Apps Letting You Stream Your Own Music From The Cloud Being Pressured Over 'Licensing'
from the you-don't-own-what-you-thought-you-own dept
When Google, Amazon and Apple all entered the "cloud music" space at about the same time, we pointed out that we seemed to be missing the real point of the cloud. That was, that all of the services required the storage provider's own client app to play the music stored there. As I noted, that's not what the promise of the cloud is. It should be about being able to store data in the cloud and then let any relevant app access that data through an API. It's positively ridiculous that the (all legal, by the way) music I have is stored in multiple places in the cloud. For years, I've backed it up with a person Amazon S3 account. But when Amazon launched its cloud music player, I couldn't just point the player to my S3 storage, but had to re-upload. Then when Google launched its Music Beta... re-upload. The best player in the space may be MP3Tunes, who is the most open and willing to let third parties in. But most of the big guys are limited.So it's interesting to see that some folks are writing third party apps to access music in Google and Amazon's cloud... but apparently Amazon flipped out about the aMusic iPhone app and, as sent in by Jeffrey Nonken, politely asked the developer to kill the app, noting that since Apple doesn't have licenses that "allow" third party access, he has to wait until they have such licenses.
This is, to put it mildly, stupid.
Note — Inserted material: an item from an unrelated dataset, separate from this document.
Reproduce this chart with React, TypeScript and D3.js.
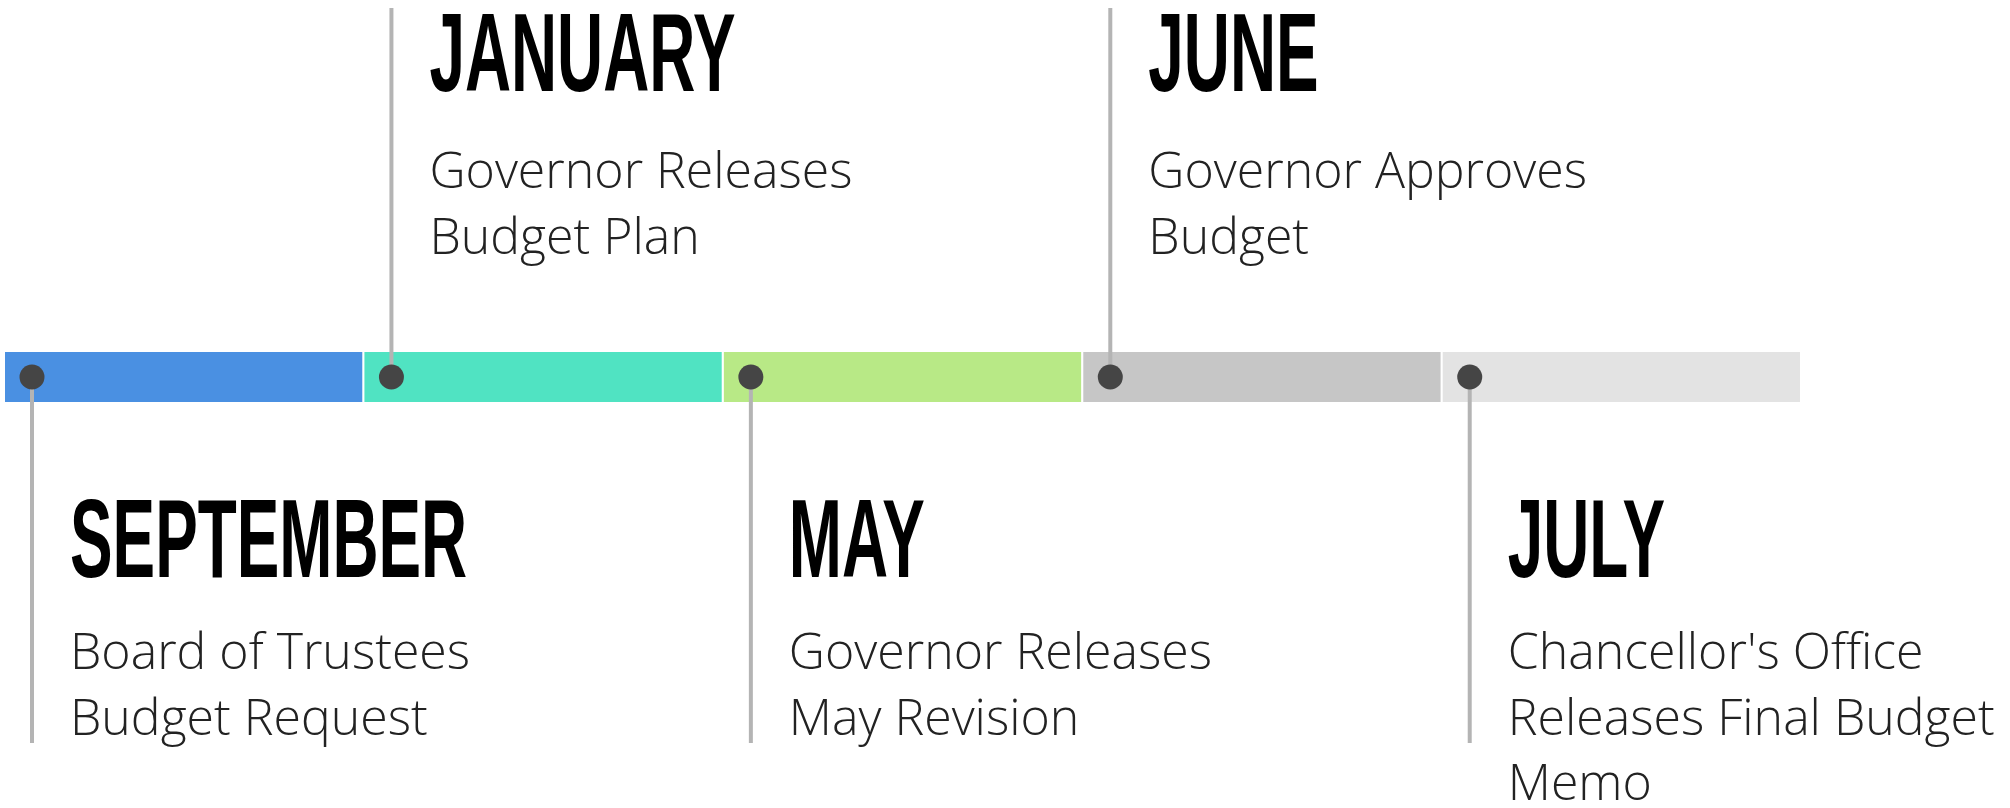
import React from "react";
import * as d3 from "d3";

const months: string[] = ["SEPTEMBER", "JANUARY", "MAY", "JUNE", "JULY"];
const eventLines: string[][] = [
  ["Board of Trustees", "Budget Request"],
  ["Governor Releases", "Budget Plan"],
  ["Governor Releases", "May Revision"],
  ["Governor Approves", "Budget"],
  ["Chancellor's Office", "Releases Final Budget", "Memo"],
];
const placement: string[] = ["below", "above", "below", "above", "below"];
const segmentColors: string[] = ["#4a90e2", "#50e3c2", "#b8e986", "#c6c6c6", "#e3e3e3"];

const W = 2010;
const H = 808;

export default function App() {
  const x = d3.scaleBand<string>().domain(months).range([5, 1800]).paddingInner(0.006).paddingOuter(0);
  const barTop = 352;
  const barH = 50;
  const cy = barTop + barH / 2;
  const dotOffset = 27;
  const titleOffset = 38;
  const bodyOffset = 38;
  const lineH = 65.5;

  return (
    <svg width={W} height={H} style={{ position: "absolute", left: 0, top: 0, background: "#fff" }}>
      {months.map((m, i) => (
        <rect key={"seg" + m} x={x(m)} y={barTop} width={x.bandwidth()} height={barH} fill={segmentColors[i]} />
      ))}
      {months.map((m, i) => {
        const dx = (x(m) as number) + dotOffset;
        const above = placement[i] === "above";
        return (
          <line
            key={"ln" + m}
            x1={dx}
            x2={dx}
            y1={above ? 8 : cy}
            y2={above ? cy : 743}
            stroke="#b4b4b4"
            strokeWidth={4}
          />
        );
      })}
      {months.map((m) => (
        <circle key={"dot" + m} cx={(x(m) as number) + dotOffset} cy={cy} r={12.5} fill="#454545" />
      ))}
      {months.map((m, i) => {
        const dx = (x(m) as number) + dotOffset;
        const above = placement[i] === "above";
        const titleBase = above ? 91 : 577;
        const bodyBase = above ? 188 : 669;
        return (
          <g key={"txt" + m}>
            <g transform={`translate(${dx + titleOffset},${titleBase}) scale(0.57,1)`}>
              <text
                x={0}
                y={0}
                fontFamily="'Liberation Sans', Arial, sans-serif"
                fontWeight={700}
                fontSize={112}
                fill="#000"
              >
                {m}
              </text>
            </g>
            {eventLines[i].map((t, j) => (
              <text
                key={j}
                x={dx + bodyOffset}
                y={bodyBase + j * lineH}
                fontFamily="'Open Sans', 'Noto Sans', sans-serif"
                fontWeight={300}
                fontSize={50}
                fill="#222"
              >
                {t}
              </text>
            ))}
          </g>
        );
      })}
    </svg>
  );
}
If I have legally obtained files, and I put them in a locker where only I have the legal access to them, why shouldn't I be able to point any app I want at it. This would be like saying that if I had a cllient side app playing music on my hard drive, I couldn't then get another app to play the same files... unless the hard drive maker got the right "licenses" from the record labels. How does that make any sense at all?
This is definitely a big problem with "cloud" services these days however, where folks like the record labels think they retain ownership and control of files that people think they legally "own," limiting how they can listen to them. That seems to give the labels much greater rights than are reasonable granted under copyright law... just because the files are stored at a data center, rather than on a local hard drive.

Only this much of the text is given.